Return the number of lines that include the string "What", without any other text.
=== Data for this exercise ===
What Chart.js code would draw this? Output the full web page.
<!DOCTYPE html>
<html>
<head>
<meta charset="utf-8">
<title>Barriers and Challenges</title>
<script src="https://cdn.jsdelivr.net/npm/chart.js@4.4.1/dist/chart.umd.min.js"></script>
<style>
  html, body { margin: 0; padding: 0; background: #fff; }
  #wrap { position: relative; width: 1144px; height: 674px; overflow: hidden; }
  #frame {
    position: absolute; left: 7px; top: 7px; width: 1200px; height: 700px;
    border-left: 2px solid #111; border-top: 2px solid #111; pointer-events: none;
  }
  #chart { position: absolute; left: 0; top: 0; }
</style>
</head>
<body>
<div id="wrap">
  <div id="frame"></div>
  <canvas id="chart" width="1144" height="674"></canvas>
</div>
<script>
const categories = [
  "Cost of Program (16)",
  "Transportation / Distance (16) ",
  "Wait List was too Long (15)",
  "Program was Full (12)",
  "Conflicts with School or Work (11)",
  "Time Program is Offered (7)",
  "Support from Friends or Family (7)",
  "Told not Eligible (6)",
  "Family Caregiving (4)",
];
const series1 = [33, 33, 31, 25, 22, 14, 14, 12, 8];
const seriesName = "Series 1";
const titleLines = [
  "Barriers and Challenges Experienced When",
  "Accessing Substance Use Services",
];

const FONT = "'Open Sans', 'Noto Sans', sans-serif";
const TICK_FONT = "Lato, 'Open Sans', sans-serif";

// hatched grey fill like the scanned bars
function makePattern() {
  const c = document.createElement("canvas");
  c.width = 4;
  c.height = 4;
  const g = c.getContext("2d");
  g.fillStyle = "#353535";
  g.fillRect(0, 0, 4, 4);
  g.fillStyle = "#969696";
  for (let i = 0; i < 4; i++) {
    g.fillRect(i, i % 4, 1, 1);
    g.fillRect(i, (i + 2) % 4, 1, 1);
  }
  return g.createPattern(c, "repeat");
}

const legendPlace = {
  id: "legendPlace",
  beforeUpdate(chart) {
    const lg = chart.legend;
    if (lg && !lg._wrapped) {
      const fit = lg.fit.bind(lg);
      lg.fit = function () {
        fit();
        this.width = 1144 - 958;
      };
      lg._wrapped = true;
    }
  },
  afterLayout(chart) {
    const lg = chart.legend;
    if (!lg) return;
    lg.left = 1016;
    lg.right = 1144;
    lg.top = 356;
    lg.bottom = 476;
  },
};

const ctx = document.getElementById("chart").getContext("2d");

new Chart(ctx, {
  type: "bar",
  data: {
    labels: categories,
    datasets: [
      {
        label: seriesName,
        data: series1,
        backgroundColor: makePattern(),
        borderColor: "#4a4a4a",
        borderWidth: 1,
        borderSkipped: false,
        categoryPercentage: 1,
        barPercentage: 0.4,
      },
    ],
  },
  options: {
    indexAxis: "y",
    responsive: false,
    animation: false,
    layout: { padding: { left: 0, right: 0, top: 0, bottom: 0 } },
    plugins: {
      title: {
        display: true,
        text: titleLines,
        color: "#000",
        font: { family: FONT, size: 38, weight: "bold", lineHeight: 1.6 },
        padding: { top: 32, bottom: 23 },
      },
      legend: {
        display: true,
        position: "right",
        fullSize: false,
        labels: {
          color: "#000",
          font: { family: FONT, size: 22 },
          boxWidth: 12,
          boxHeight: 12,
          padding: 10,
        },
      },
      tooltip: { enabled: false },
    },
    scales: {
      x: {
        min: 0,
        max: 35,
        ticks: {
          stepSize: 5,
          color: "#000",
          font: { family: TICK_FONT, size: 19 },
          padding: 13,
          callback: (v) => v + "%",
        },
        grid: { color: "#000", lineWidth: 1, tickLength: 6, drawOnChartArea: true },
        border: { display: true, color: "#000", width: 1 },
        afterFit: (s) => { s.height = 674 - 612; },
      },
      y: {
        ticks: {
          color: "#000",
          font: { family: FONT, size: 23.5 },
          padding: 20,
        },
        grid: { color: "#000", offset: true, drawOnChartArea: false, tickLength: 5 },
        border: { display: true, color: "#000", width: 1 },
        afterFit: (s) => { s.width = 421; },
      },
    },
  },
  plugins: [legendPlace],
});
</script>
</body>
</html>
===
=== Data for this exercise ===
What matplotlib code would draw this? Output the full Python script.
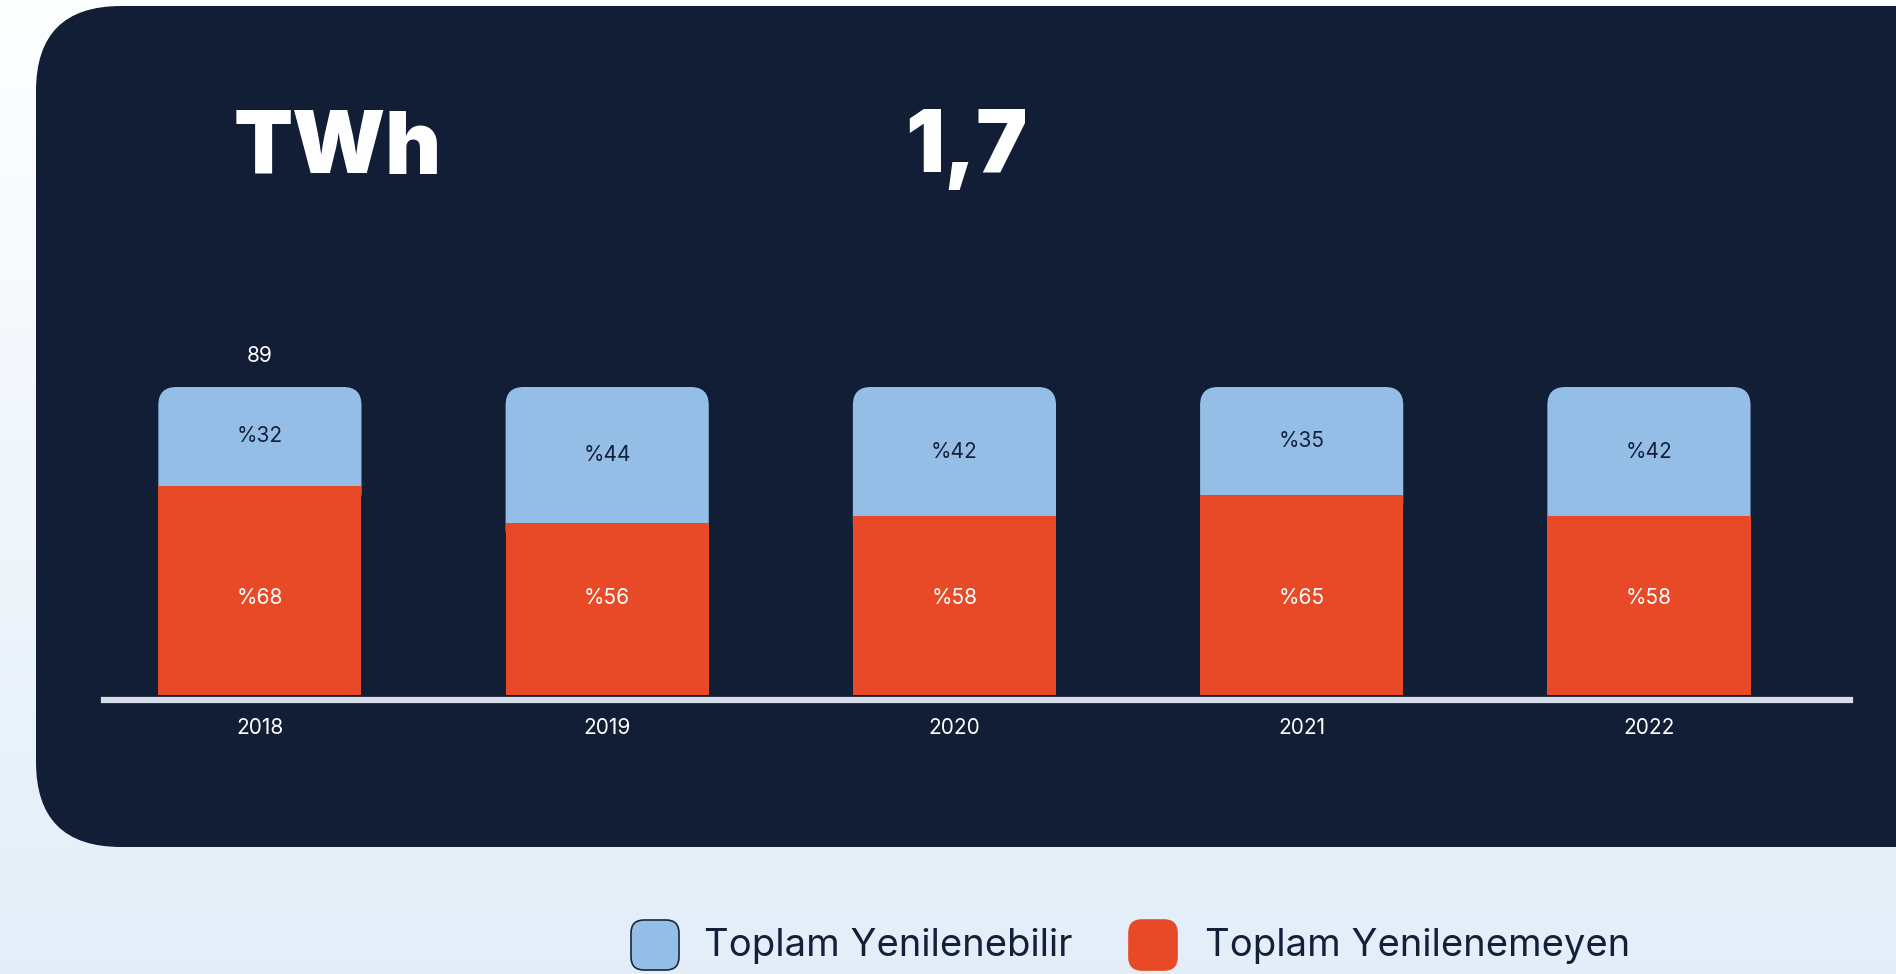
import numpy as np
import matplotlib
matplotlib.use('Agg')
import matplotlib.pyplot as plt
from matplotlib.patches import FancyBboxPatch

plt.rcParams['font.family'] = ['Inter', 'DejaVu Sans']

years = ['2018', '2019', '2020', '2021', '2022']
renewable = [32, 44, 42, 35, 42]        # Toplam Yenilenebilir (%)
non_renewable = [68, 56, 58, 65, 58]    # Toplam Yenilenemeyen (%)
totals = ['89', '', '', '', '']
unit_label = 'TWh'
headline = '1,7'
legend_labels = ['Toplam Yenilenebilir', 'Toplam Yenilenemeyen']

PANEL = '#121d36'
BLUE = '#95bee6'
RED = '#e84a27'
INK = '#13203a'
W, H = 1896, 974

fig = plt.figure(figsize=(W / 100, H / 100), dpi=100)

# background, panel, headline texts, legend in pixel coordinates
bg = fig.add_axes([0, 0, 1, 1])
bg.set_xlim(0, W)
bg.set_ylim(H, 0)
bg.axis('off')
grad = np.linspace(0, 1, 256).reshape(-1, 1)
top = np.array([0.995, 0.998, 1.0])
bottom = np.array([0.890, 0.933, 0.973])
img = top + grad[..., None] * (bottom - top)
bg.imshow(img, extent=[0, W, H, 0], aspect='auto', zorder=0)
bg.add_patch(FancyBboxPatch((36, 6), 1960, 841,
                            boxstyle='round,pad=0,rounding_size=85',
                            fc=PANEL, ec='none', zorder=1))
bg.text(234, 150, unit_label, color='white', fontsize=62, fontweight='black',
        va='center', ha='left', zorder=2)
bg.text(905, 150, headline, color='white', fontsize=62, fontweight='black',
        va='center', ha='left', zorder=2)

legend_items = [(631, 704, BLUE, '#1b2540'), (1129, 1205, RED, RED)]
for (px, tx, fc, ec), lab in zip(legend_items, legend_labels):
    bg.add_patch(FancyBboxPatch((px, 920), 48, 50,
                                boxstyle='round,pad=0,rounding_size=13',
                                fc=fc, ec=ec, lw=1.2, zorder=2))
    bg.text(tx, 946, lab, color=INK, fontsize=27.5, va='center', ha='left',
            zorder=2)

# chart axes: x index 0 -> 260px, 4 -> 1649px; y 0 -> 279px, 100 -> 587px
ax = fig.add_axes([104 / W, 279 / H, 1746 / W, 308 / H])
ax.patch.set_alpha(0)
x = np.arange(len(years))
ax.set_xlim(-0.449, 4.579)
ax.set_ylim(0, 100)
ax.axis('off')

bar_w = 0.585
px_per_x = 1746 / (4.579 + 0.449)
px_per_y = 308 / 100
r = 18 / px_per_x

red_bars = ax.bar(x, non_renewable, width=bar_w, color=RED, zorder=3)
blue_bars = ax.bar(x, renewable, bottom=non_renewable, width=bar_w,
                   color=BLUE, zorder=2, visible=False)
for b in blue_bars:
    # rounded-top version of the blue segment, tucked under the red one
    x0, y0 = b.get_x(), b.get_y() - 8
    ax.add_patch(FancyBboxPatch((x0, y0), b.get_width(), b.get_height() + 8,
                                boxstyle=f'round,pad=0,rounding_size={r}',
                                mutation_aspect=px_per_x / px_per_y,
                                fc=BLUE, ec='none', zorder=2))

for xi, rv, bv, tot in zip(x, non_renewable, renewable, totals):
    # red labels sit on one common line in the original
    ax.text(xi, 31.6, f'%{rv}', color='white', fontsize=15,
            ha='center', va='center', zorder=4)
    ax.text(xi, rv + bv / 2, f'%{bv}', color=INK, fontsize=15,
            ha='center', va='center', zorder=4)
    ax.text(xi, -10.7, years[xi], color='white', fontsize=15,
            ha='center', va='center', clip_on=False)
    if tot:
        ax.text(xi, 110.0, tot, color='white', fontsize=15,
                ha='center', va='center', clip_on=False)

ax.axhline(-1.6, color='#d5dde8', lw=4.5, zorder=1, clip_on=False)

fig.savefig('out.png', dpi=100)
===
=== Data for this exercise ===
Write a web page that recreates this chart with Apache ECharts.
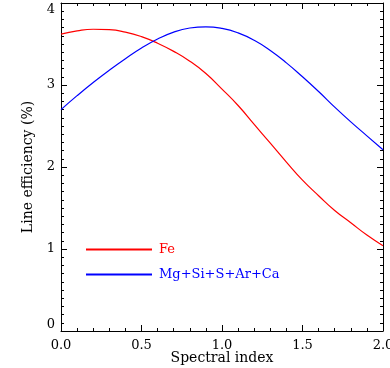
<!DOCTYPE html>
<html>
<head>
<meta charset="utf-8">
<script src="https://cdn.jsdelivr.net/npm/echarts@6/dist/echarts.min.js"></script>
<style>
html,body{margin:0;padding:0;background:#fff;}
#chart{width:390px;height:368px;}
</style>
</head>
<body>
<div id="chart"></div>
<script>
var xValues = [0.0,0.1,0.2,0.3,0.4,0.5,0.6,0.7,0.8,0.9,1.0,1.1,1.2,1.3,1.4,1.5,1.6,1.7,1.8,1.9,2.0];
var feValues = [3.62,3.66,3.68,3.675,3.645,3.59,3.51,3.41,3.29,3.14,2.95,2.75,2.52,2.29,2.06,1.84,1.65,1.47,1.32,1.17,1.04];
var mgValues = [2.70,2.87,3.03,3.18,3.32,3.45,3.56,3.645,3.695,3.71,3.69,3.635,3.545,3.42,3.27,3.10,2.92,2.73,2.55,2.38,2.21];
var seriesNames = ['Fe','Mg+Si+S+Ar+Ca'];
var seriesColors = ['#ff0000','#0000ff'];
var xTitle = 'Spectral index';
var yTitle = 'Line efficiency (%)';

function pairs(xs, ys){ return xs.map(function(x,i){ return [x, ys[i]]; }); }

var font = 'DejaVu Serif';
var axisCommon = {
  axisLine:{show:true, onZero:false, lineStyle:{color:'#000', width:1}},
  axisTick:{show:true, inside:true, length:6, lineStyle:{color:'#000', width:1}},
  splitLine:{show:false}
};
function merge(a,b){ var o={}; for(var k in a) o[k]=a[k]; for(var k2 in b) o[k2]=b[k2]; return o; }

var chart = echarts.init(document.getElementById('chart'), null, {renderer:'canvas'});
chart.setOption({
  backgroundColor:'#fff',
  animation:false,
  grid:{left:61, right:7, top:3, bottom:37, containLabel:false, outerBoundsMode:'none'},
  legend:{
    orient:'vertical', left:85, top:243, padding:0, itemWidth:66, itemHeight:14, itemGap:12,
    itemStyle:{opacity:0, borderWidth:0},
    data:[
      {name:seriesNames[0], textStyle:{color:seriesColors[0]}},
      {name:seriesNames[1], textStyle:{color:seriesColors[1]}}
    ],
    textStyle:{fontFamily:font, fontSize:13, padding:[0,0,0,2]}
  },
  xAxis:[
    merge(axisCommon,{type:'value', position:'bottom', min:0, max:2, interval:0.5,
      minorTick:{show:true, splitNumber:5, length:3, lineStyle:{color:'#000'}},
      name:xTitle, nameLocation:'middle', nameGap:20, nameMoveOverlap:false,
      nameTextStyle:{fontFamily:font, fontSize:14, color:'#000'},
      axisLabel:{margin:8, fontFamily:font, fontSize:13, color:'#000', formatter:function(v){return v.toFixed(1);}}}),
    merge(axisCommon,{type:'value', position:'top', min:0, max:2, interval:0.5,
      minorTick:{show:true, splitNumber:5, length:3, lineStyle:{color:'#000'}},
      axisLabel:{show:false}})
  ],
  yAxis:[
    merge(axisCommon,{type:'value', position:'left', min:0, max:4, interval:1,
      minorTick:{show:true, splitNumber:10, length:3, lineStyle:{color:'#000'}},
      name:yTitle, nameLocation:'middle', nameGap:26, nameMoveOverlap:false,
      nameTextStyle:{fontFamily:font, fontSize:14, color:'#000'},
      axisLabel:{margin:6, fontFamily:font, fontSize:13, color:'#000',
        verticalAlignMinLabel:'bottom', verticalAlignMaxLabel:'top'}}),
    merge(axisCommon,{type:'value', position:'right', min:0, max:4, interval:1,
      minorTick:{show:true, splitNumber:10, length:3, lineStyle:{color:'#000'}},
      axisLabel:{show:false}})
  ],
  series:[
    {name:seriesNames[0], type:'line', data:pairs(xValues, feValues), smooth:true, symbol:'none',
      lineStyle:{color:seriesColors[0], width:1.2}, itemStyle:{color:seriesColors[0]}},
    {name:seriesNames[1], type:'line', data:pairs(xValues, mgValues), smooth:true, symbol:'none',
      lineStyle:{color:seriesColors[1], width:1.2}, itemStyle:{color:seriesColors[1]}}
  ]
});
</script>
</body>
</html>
===
→ **Correct result**
2